La parole est alors à la salle et elle s’en est bien servie. Exploitant de la Confédération paysanne conscient des risques pris par l’usage des pesticides, qui demande du temps pour pouvoir s’en passer. Exploitant en agriculture biologique qui lui répond en lui disant que lui s’en est passé et qu’il vit bien. Pépiniériste qui raconte longuement comment il a baigné dedans et a cherché à en sortir. Employé de collectivités locales qui s’étonne de retrouver dans un détergent domestique la même molécule que celle qu’il n’utilise plus pour traiter les parterres communaux.
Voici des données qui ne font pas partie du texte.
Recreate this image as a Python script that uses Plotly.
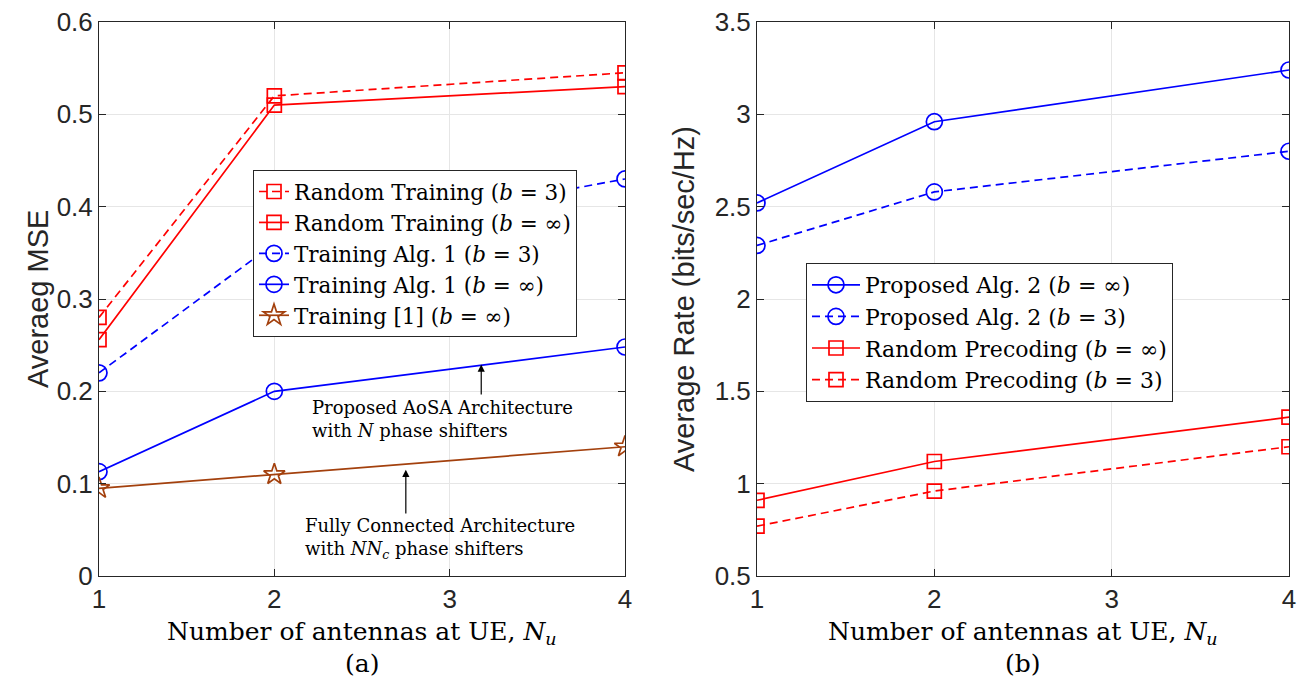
import plotly.graph_objects as go

# Number of UE antennas
nu = [1, 2, 4]

# (a) Average MSE
mse_rand_b3 = [0.28, 0.52, 0.545]
mse_rand_inf = [0.256, 0.51, 0.53]
mse_alg1_b3 = [0.22, 0.36, 0.43]
mse_alg1_inf = [0.113, 0.20, 0.248]
mse_ref1_inf = [0.095, 0.11, 0.14]

# (b) Average rate
rate_alg2_inf = [2.52, 2.96, 3.24]
rate_alg2_b3 = [2.29, 2.58, 2.80]
rate_rand_inf = [0.91, 1.12, 1.36]
rate_rand_b3 = [0.77, 0.96, 1.20]

RED = "#FF0000"
BLUE = "#0000FF"
BROWN = "#A3400D"
DASH = "8px,5px"
SERIF = "DejaVu Serif"
SANS = "Liberation Sans"

W, H = 1304, 677


def px_x(p):
    return p / W


def px_y(p):
    return (H - p) / H


fig = go.Figure()


def add(x, y, name, color, symbol, dash, size, xa, ya, legend):
    fig.add_trace(go.Scatter(
        x=x, y=y, name=name, mode="lines+markers",
        line=dict(color=color, width=1.7, dash=dash),
        marker=dict(symbol=symbol, size=size, color=color,
                    line=dict(color=color, width=1.7)),
        xaxis=xa, yaxis=ya, legend=legend,
    ))


b3 = "(<i>b</i> = 3)"
binf = "(<i>b</i> = ∞)"

add(nu, mse_rand_b3, f"Random Training {b3}", RED, "square-open", DASH, 14, "x", "y", "legend")
add(nu, mse_rand_inf, f"Random Training {binf}", RED, "square-open", "solid", 14, "x", "y", "legend")
add(nu, mse_alg1_b3, f"Training Alg. 1 {b3}", BLUE, "circle-open", DASH, 16, "x", "y", "legend")
add(nu, mse_alg1_inf, f"Training Alg. 1 {binf}", BLUE, "circle-open", "solid", 16, "x", "y", "legend")
add(nu, mse_ref1_inf, f"Training [1] {binf}", BROWN, "star-open", "solid", 16, "x", "y", "legend")

add(nu, rate_alg2_inf, f"Proposed Alg. 2 {binf}", BLUE, "circle-open", "solid", 16, "x2", "y2", "legend2")
add(nu, rate_alg2_b3, f"Proposed Alg. 2 {b3}", BLUE, "circle-open", DASH, 16, "x2", "y2", "legend2")
add(nu, rate_rand_inf, f"Random Precoding {binf}", RED, "square-open", "solid", 14, "x2", "y2", "legend2")
add(nu, rate_rand_b3, f"Random Precoding {b3}", RED, "square-open", DASH, 14, "x2", "y2", "legend2")

axis_common = dict(
    showline=True, linecolor="#262626", linewidth=1, mirror="ticks",
    ticks="inside", ticklen=7, tickcolor="#262626",
    showgrid=True, gridcolor="#E6E6E6", gridwidth=1, zeroline=False,
    automargin=False,
    tickfont=dict(family=SANS, size=26, color="#262626"),
)

ydom = [px_y(576), px_y(22)]

fig.update_layout(
    width=W, height=H, autosize=False,
    margin=dict(l=0, r=0, t=0, b=0),
    paper_bgcolor="white", plot_bgcolor="white",
    showlegend=True,
    xaxis=dict(domain=[px_x(99), px_x(625)], range=[1, 4], tickvals=[1, 2, 3, 4],
               anchor="y", **axis_common),
    yaxis=dict(domain=ydom, range=[0, 0.6], dtick=0.1, tick0=0, anchor="x",
               **axis_common),
    xaxis2=dict(domain=[px_x(757), px_x(1289)], range=[1, 4], tickvals=[1, 2, 3, 4],
                anchor="y2", **axis_common),
    yaxis2=dict(domain=ydom, range=[0.5, 3.5], dtick=0.5, tick0=0.5, anchor="x2",
                **axis_common),
    legend=dict(x=px_x(253), y=px_y(170), xanchor="left", yanchor="top",
                bgcolor="white", bordercolor="#262626", borderwidth=1,
                font=dict(family=SERIF, size=21.5, color="black"),
                tracegroupgap=0, itemwidth=30),
    legend2=dict(x=px_x(806), y=px_y(263), xanchor="left", yanchor="top",
                 bgcolor="white", bordercolor="#262626", borderwidth=1,
                 font=dict(family=SERIF, size=22, color="black"),
                 tracegroupgap=0, itemwidth=48),
)

ann = []

# axis titles and panel labels
for cx, tag in [((99 + 625) / 2, "(a)"), ((757 + 1289) / 2, "(b)")]:
    ann.append(dict(x=px_x(cx), y=px_y(633), xref="paper", yref="paper",
                    text="Number of antennas at UE, <i>N</i><sub><i>u</i></sub>",
                    showarrow=False, xanchor="center", yanchor="middle",
                    font=dict(family=SERIF, size=25, color="black")))
    ann.append(dict(x=px_x(cx), y=px_y(663), xref="paper", yref="paper",
                    text=tag, showarrow=False, xanchor="center", yanchor="middle",
                    font=dict(family=SERIF, size=25, color="black")))

ann.append(dict(x=px_x(38), y=px_y(299), xref="paper", yref="paper",
                text="Averaeg MSE", textangle=-90, showarrow=False,
                xanchor="center", yanchor="middle",
                font=dict(family=SANS, size=29, color="#262626")))
ann.append(dict(x=px_x(684), y=px_y(299), xref="paper", yref="paper",
                text="Average Rate (bits/sec/Hz)", textangle=-90, showarrow=False,
                xanchor="center", yanchor="middle",
                font=dict(family=SANS, size=29, color="#262626")))

# arrows pointing at curves in panel (a)
ann.append(dict(x=3.18, y=0.229, ax=3.18, ay=0.195, xref="x", yref="y",
                axref="x", ayref="y", text="", showarrow=True,
                arrowhead=2, arrowsize=1.2, arrowwidth=1.2, arrowcolor="black"))
ann.append(dict(x=2.75, y=0.115, ax=2.75, ay=0.066, xref="x", yref="y",
                axref="x", ayref="y", text="", showarrow=True,
                arrowhead=2, arrowsize=1.2, arrowwidth=1.2, arrowcolor="black"))

ann.append(dict(x=px_x(310), y=px_y(419), xref="paper", yref="paper",
                text="Proposed AoSA Architecture<br>with <i>N</i> phase shifters",
                align="left", showarrow=False, xanchor="left", yanchor="middle",
                font=dict(family=SERIF, size=18, color="black")))
ann.append(dict(x=px_x(303), y=px_y(538), xref="paper", yref="paper",
                text="Fully Connected Architecture<br>with <i>NN</i><sub><i>c</i></sub> phase shifters",
                align="left", showarrow=False, xanchor="left", yanchor="middle",
                font=dict(family=SERIF, size=18, color="black")))

fig.update_layout(annotations=ann)

fig.write_html("out.html")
Pisseur de glyphosate qui demande à chacun de faire analyser ses urines pour pouvoir ensuite porter une plainte collective contre les administrations qui ont accordé l’autorisation de mise sur le marché de cette molécule. Apiculteurs désespérés devant la mortalité massive des abeilles dans leurs ruches et qui se heurtent à l’inertie des pouvoirs publics. Etudiant dans une école d’agriculture qui raconte combien on lui parle de bio dans ses études, mais à qui on continue à enseigner les méthodes conventionnelles d’agriculture intensive gourmande en phytosanitaires, seul terme accepté pour parler des pesticides. Bref, la salle inscrit le sixième acte de la résistance.
Le septième nous attend …
… la fin de tous les poisons de l’agriculture intensive hors sols et l’interpellation judiciaire de tous les empoisonneurs. Qu’importe la longueur du chemin, n’oublions jamais vers où nous avançons.
Restait alors à conclure cette exceptionnelle soirée par la remise d’un bouquet de coquelicots aux défenseurs des victimes, François Lafforgue, et à l’initiateur de l’appel des coquelicots pour la sortie des pesticides et de l’agriculture intensive hors sols, François Veillerette.